Se alguém perguntasse ao compadre por seus pais, por seus parentes, por
seu nascimento, nada saberia responder, porque nada sabia a respeito. Tudo de
que se recordava de sua história reduzia-se a bem pouco. Quando chegará à idade
de dar acordo da vida achou-se em casa de um barbeiro que dele cuidava, porém
que nunca lhe disse se era ou não pai ou seu parente, nem tampouco o motivo por
que tratava de sua pessoa. Também nunca isso lhe dera cuidado, nem lhe veio à
curiosidade indagá-lo.
Esse homem ensinara-lhe o ofício, e por inaudito milagre também a ler e
a escrever. Enquanto foi aprendiz passou em casa do seu... mestre, em falta de
outro nome, uma vida que por um lado se parecia com a do fâmulo, por outro com
a do filho, por outro com a do agregado, e que afinal não era senão vida de
enjeitado, que o leitor sem dúvida já adivinhou que ele o era. A troco disso
dava-lhe o mestre sustento e morada, e pagava-se do que por ele tinha feito.

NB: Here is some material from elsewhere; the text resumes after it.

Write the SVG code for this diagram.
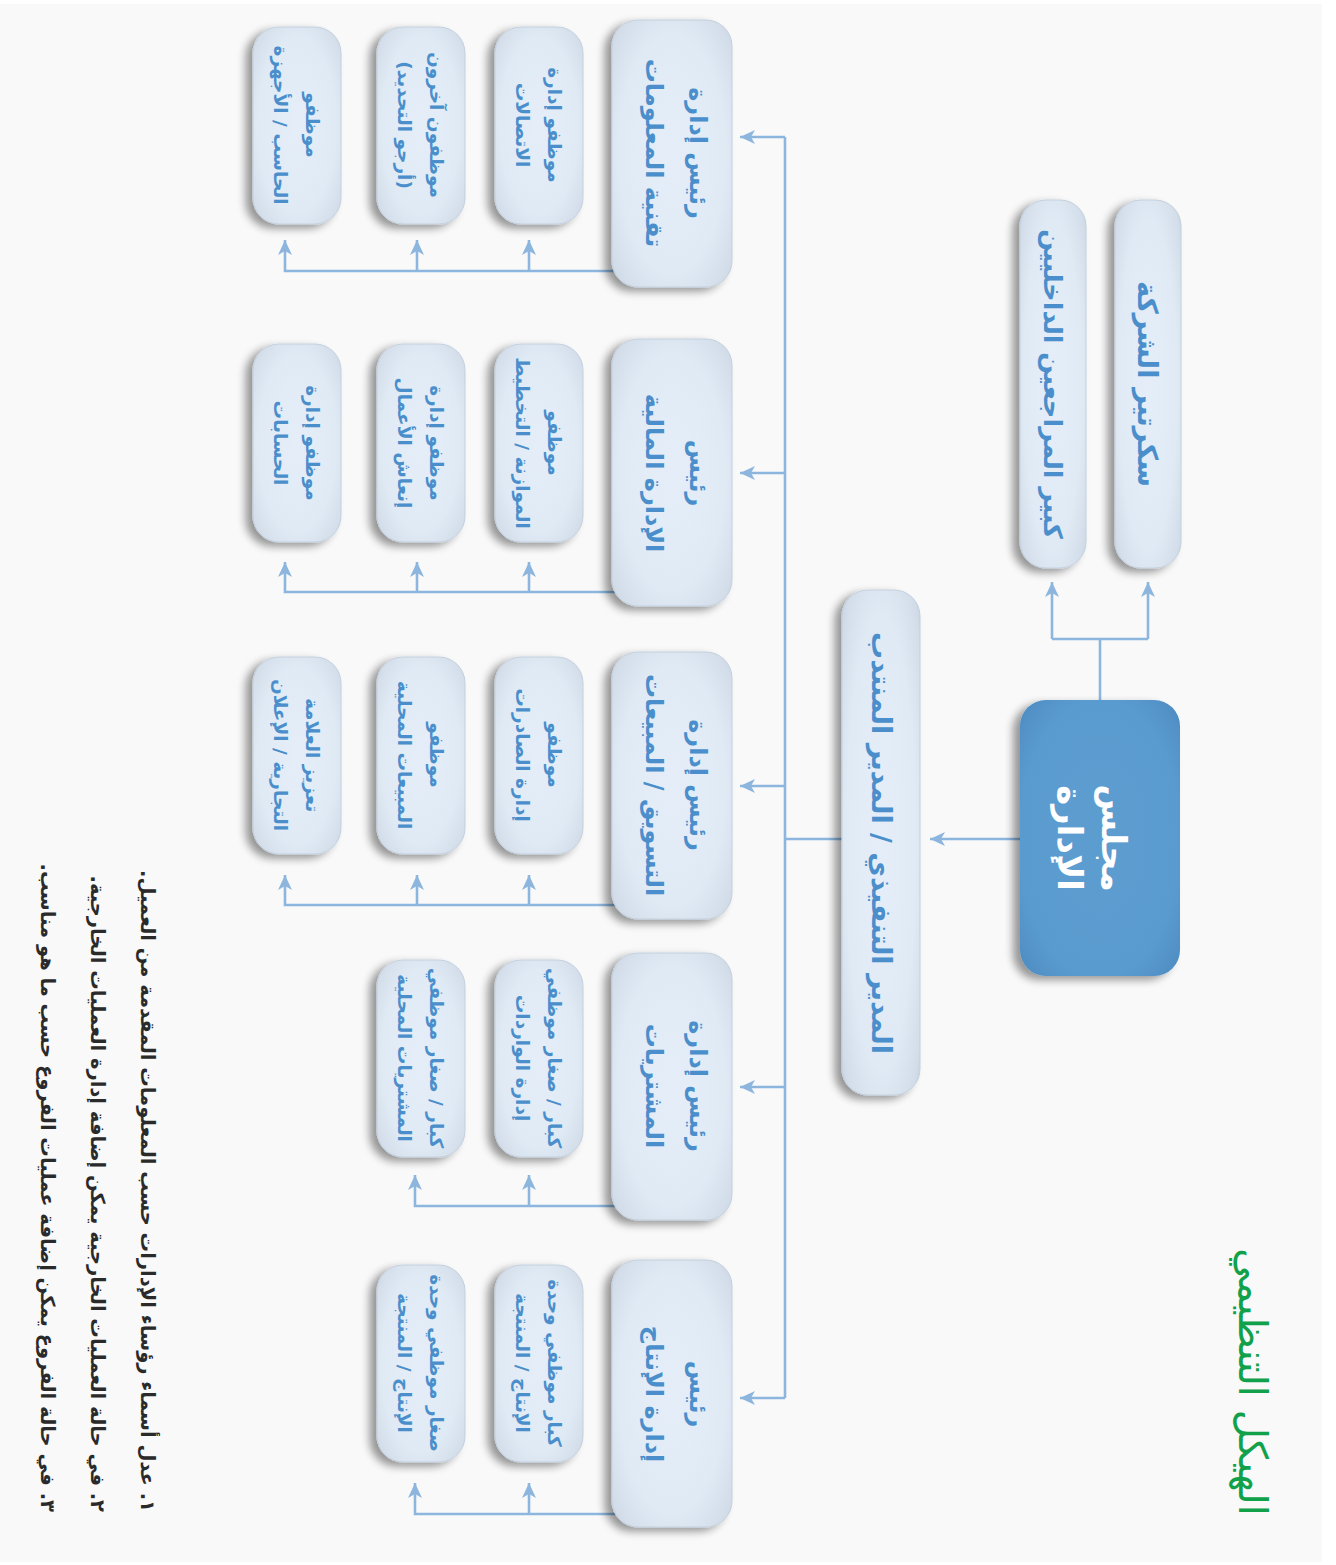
<svg xmlns="http://www.w3.org/2000/svg" width="1336" height="1565" viewBox="0 0 1336 1565">
<defs>
<style>
.bx{fill:url(#gL);stroke:#c3d0dd;stroke-width:1;filter:url(#sh)}
.bd{fill:url(#gB);filter:url(#sh)}
.c{fill:none;stroke:#8db6de;stroke-width:2.6}
.a{marker-end:url(#ar)}
text{font-family:"DejaVu Sans",sans-serif;dominant-baseline:central;text-anchor:middle;direction:rtl}
.h{font-size:24px;font-weight:bold;fill:#4a8fcb}
.s{font-size:18.5px;font-weight:bold;fill:#4a8fcb}
.b{font-size:34px;font-weight:bold;fill:#ffffff}
.m{font-size:27px;font-weight:bold;fill:#4a8fcb}
.t{font-size:40px;fill:#12a14b}
.n{font-size:19.5px;font-weight:bold;fill:#2a2a2a;text-anchor:start}
</style>
<radialGradient id="gL" cx="0.5" cy="0.5" r="0.72">
<stop offset="0" stop-color="#e5eef8"/>
<stop offset="0.62" stop-color="#e0eaf5"/>
<stop offset="0.88" stop-color="#d2dde9"/>
<stop offset="1" stop-color="#c0cddb"/>
</radialGradient>
<radialGradient id="gB" cx="0.5" cy="0.5" r="0.72">
<stop offset="0" stop-color="#5c9dd0"/>
<stop offset="0.7" stop-color="#5a9bcf"/>
<stop offset="1" stop-color="#4b89bf"/>
</radialGradient>
<filter id="sh" x="-30%" y="-30%" width="160%" height="160%">
<feGaussianBlur in="SourceAlpha" stdDeviation="4"/>
<feOffset dx="-7" dy="4"/>
<feComponentTransfer><feFuncA type="linear" slope="0.4"/></feComponentTransfer>
<feMerge><feMergeNode/><feMergeNode in="SourceGraphic"/></feMerge>
</filter>
<marker id="ar" markerUnits="userSpaceOnUse" markerWidth="16" markerHeight="16" refX="15" refY="7" orient="auto" viewBox="0 0 16 14">
<path d="M0,0 L15,7 L0,14 L4,7 Z" fill="#8db6de"/>
</marker>
</defs>
<rect x="0" y="0" width="1336" height="1565" fill="#ffffff"/>
<rect x="0" y="4" width="1322" height="1558" fill="#f9f9f9"/>

<g id="connectors">
<path class="c" d="M1100,700 V639"/>
<path class="c" d="M1052,639 H1148"/>
<path class="c a" d="M1052,639 V582"/>
<path class="c a" d="M1148,639 V582"/>
<path class="c a" d="M1020,839 H930"/>
<path class="c" d="M842,839 H785"/>
<path class="c" d="M785,137 V1398"/>
<path class="c a" d="M785,137 H740"/>
<path class="c a" d="M785,473 H740"/>
<path class="c a" d="M785,786 H740"/>
<path class="c a" d="M785,1087 H740"/>
<path class="c a" d="M785,1398 H740"/>

<path class="c a" d="M620,271 H285 V240"/>
<path class="c a" d="M529,271 V240"/>
<path class="c a" d="M417,271 V240"/>

<path class="c a" d="M620,592 H285 V562"/>
<path class="c a" d="M529,592 V562"/>
<path class="c a" d="M417,592 V562"/>

<path class="c a" d="M620,905 H285 V875"/>
<path class="c a" d="M529,905 V875"/>
<path class="c a" d="M417,905 V875"/>

<path class="c a" d="M620,1206 H415 V1175"/>
<path class="c a" d="M529,1206 V1175"/>

<path class="c a" d="M620,1514 H415 V1483"/>
<path class="c a" d="M529,1514 V1483"/>
</g>

<g id="title">
<text class="t" transform="translate(1253,1382) rotate(90)">الهيكل التنظيمي</text>
</g>

<g id="board">
<rect class="bd" x="1020" y="700" width="160" height="276" rx="26"/>
<text class="b" transform="translate(1092,838) rotate(90)"><tspan x="0" y="-22">مجلس</tspan><tspan x="0" y="22">الإدارة</tspan></text>
</g>

<g id="secretary">
<rect class="bx" x="1115" y="200" width="66" height="368" rx="26"/>
<text class="m" style="font-size:27.5px" transform="translate(1148,384) rotate(90)">سكرتير الشركة</text>
</g>

<g id="auditor">
<rect class="bx" x="1020" y="200" width="66" height="368" rx="26"/>
<text class="m" style="font-size:25.5px" transform="translate(1053,384) rotate(90)">كبير المراجعين الداخليين</text>
</g>

<g id="ceo">
<rect class="bx" x="842" y="590" width="78" height="505" rx="26"/>
<text class="m" transform="translate(881,843) rotate(90)">المدير التنفيذي / المدير المنتدب</text>
</g>

<g id="head-it">
<rect class="bx" x="612" y="20" width="120" height="267" rx="26"/>
<text class="h" transform="translate(676,153) rotate(90)"><tspan x="0" y="-22">رئيس إدارة</tspan><tspan x="0" y="22">تقنية المعلومات</tspan></text>
</g>
<g id="it-1">
<rect class="bx" x="495" y="27" width="88" height="197" rx="26"/>
<text class="s" transform="translate(539,125) rotate(90)"><tspan x="0" y="-16">موظفو إدارة</tspan><tspan x="0" y="16">الاتصالات</tspan></text>
</g>
<g id="it-2">
<rect class="bx" x="377" y="27" width="88" height="197" rx="26"/>
<text class="s" transform="translate(421,125) rotate(90)"><tspan x="0" y="-16">موظفون آخرون</tspan><tspan x="0" y="16">(أرجو التحديد)</tspan></text>
</g>
<g id="it-3">
<rect class="bx" x="253" y="27" width="88" height="197" rx="26"/>
<text class="s" transform="translate(297,125) rotate(90)"><tspan x="0" y="-16">موظفو</tspan><tspan x="0" y="16">الحاسب / الأجهزة</tspan></text>
</g>

<g id="head-finance">
<rect class="bx" x="612" y="339" width="120" height="267" rx="26"/>
<text class="h" transform="translate(676,473) rotate(90)"><tspan x="0" y="-22">رئيس</tspan><tspan x="0" y="22">الإدارة المالية</tspan></text>
</g>
<g id="fin-1">
<rect class="bx" x="495" y="344" width="88" height="198" rx="26"/>
<text class="s" transform="translate(539,443) rotate(90)"><tspan x="0" y="-16">موظفو</tspan><tspan x="0" y="16">الموازنة / التخطيط</tspan></text>
</g>
<g id="fin-2">
<rect class="bx" x="377" y="344" width="88" height="198" rx="26"/>
<text class="s" transform="translate(421,443) rotate(90)"><tspan x="0" y="-16">موظفو إدارة</tspan><tspan x="0" y="16">إنعاش الأعمال</tspan></text>
</g>
<g id="fin-3">
<rect class="bx" x="253" y="344" width="88" height="198" rx="26"/>
<text class="s" transform="translate(297,443) rotate(90)"><tspan x="0" y="-16">موظفو إدارة</tspan><tspan x="0" y="16">الحسابات</tspan></text>
</g>

<g id="head-marketing">
<rect class="bx" x="612" y="652" width="120" height="267" rx="26"/>
<text class="h" transform="translate(676,785) rotate(90)"><tspan x="0" y="-22">رئيس إدارة</tspan><tspan x="0" y="22">التسويق / المبيعات</tspan></text>
</g>
<g id="mkt-1">
<rect class="bx" x="495" y="657" width="88" height="197" rx="26"/>
<text class="s" transform="translate(539,755) rotate(90)"><tspan x="0" y="-16">موظفو</tspan><tspan x="0" y="16">إدارة الصادرات</tspan></text>
</g>
<g id="mkt-2">
<rect class="bx" x="377" y="657" width="88" height="197" rx="26"/>
<text class="s" transform="translate(421,755) rotate(90)"><tspan x="0" y="-16">موظفو</tspan><tspan x="0" y="16">المبيعات المحلية</tspan></text>
</g>
<g id="mkt-3">
<rect class="bx" x="253" y="657" width="88" height="197" rx="26"/>
<text class="s" transform="translate(297,755) rotate(90)"><tspan x="0" y="-16">تعزيز العلامة</tspan><tspan x="0" y="16">التجارية / الإعلان</tspan></text>
</g>

<g id="head-purchasing">
<rect class="bx" x="612" y="953" width="120" height="267" rx="26"/>
<text class="h" transform="translate(676,1086) rotate(90)"><tspan x="0" y="-22">رئيس إدارة</tspan><tspan x="0" y="22">المشتريات</tspan></text>
</g>
<g id="pur-1">
<rect class="bx" x="495" y="960" width="88" height="197" rx="26"/>
<text class="s" transform="translate(539,1058) rotate(90)"><tspan x="0" y="-16">كبار / صغار موظفي</tspan><tspan x="0" y="16">إدارة الواردات</tspan></text>
</g>
<g id="pur-2">
<rect class="bx" x="377" y="960" width="88" height="197" rx="26"/>
<text class="s" transform="translate(421,1058) rotate(90)"><tspan x="0" y="-16">كبار / صغار موظفي</tspan><tspan x="0" y="16">المشتريات المحلية</tspan></text>
</g>

<g id="head-production">
<rect class="bx" x="612" y="1260" width="120" height="267" rx="26"/>
<text class="h" transform="translate(676,1394) rotate(90)"><tspan x="0" y="-22">رئيس</tspan><tspan x="0" y="22">إدارة الإنتاج</tspan></text>
</g>
<g id="prod-1">
<rect class="bx" x="495" y="1265" width="88" height="197" rx="26"/>
<text class="s" transform="translate(539,1363) rotate(90)"><tspan x="0" y="-16">كبار موظفي وحدة</tspan><tspan x="0" y="16">الإنتاج / المنتجة</tspan></text>
</g>
<g id="prod-2">
<rect class="bx" x="377" y="1265" width="88" height="197" rx="26"/>
<text class="s" transform="translate(421,1363) rotate(90)"><tspan x="0" y="-16">صغار موظفي وحدة</tspan><tspan x="0" y="16">الإنتاج / المنتجة</tspan></text>
</g>

<g id="notes">
<text class="n" transform="translate(147,1512) rotate(90)">١. عدل أسماء رؤساء الإدارات حسب المعلومات المقدمة من العميل.</text>
<text class="n" transform="translate(97,1512) rotate(90)">٢. في حالة العمليات الخارجية يمكن إضافة إدارة العمليات الخارجية.</text>
<text class="n" transform="translate(47,1512) rotate(90)">٣. في حالة الفروع يمكن إضافة عمليات الفروع حسب ما هو مناسب.</text>
</g>
</svg>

Quando passou de menino a rapaz, e chegou saber e sangrar sofrivelmente,
foi obrigado a manter-se à sua custa e a pagar a morada com os ganchos que
fazia, porque o produto do mais trabalho pertencia ainda ao mestre. Sujeitou-se
a isso. Porém queriam ainda mais: exigiam que continuasse a se empenhar no
serviço doméstico. Lavrou-lhe então na alma um arrepio de dignidade: já era
oficial, e não queria rebaixar o seu ofício. Virou mareta; fez-se duro, e
safou-se de casa sem escrúpulos nem remorsos, pois bem sabia que estavam as
saldas as contas de parte em parte. Tinham-no criado; ele tinha servido. Também
não encontrou grande resistência à sua deliberação.
Apenas
passou o primeiro ímpeto e teve tempo de reflexionar, quase que começou a
arrepender-se por não saber o meio de achar o arranjo. Viu-se na rua, sem saber
para onde ir, tendo por única fortuna uma bacia de barbear embaixo do braço, um
par de navalhas e outro de lancetas na algibeira. Verdade é que quem tinha
consigo estes trastes estava com as armas e uniforme do ofício; porém isso não
bastava; o pobre rapaz estava em apertos.
Passou a
primeira noite em casa de um colega, e no dia seguinte ao amanhecer, tomando os seus apetrechos, saiu em busca de que fazer para aquele dia, e de destino
para os mais que se iam seguir.”
Os
padrinhos acolhem Leonardo e amparam seu sofrimento, o ensinam a ler, escrever,
conseguir emprego, sem nunca lhe revelarem que não eram seus parentes. O
padrinho prepara o menino para que assuma à sua profissão. Mas, após um baque
sua vida se transforma novamente, sendo levado a “ter que se virar” e sozinho,
também, a viver com seu verdadeiro pai.
O autor desenvolve Leonardo e Leonardo Pataca
fazendo suas histórias se complementarem, ambos possuem personalidade de
“malandro”, e vivem em meio às desventuras, aquele na infância e juventude, e
este na senilidade. No amor o jovem alterna, entre Luizinha e Vidinha, porém,
não assume relacionamento com nenhuma, assim como o “velho Leonardo” com sua
primeira esposa gerou o filho a partir de uma “pisadela e um beliscão”, uma
referência ao início da relação… depois da fuga de Maria com o amante, se
enamorou com a Cigana e, desistiu dela, em seguida se casou com a filha da
Comadre, Chiquinha.
Almeida estruturou o
enredo em duas partes, a primeira com vinte e três e a segunda com vinte e
cinco capítulos, logo, apresentando os personagens episodicamente, não há
relação de causa e consequência, pois, os fatos acontecem aleatoriamente. A
história é contada em terceira pessoa, o narrador-observador transmite os
fatos, mas não participa, e sua linguagem é coloquial com caráter cômico, poético,
ironias e insinuações, rimas nos títulos dos capítulos, por exemplo, tomo I —
Cap. XIV “O Vidigal Desapontado”; Cap. XV “Caldo Entornado”, e citações a locais do Rio de Janeiro, o Largo do Paço, Largo da Misericórdia, Rua da Vala, entre outros. O romance se trata
de relatos do passado que são reconstruídos pela lembrança, as personalidades e
costumes das pessoas no começo do século XIX, época em que apenas à
aristocracia era representada na literatura.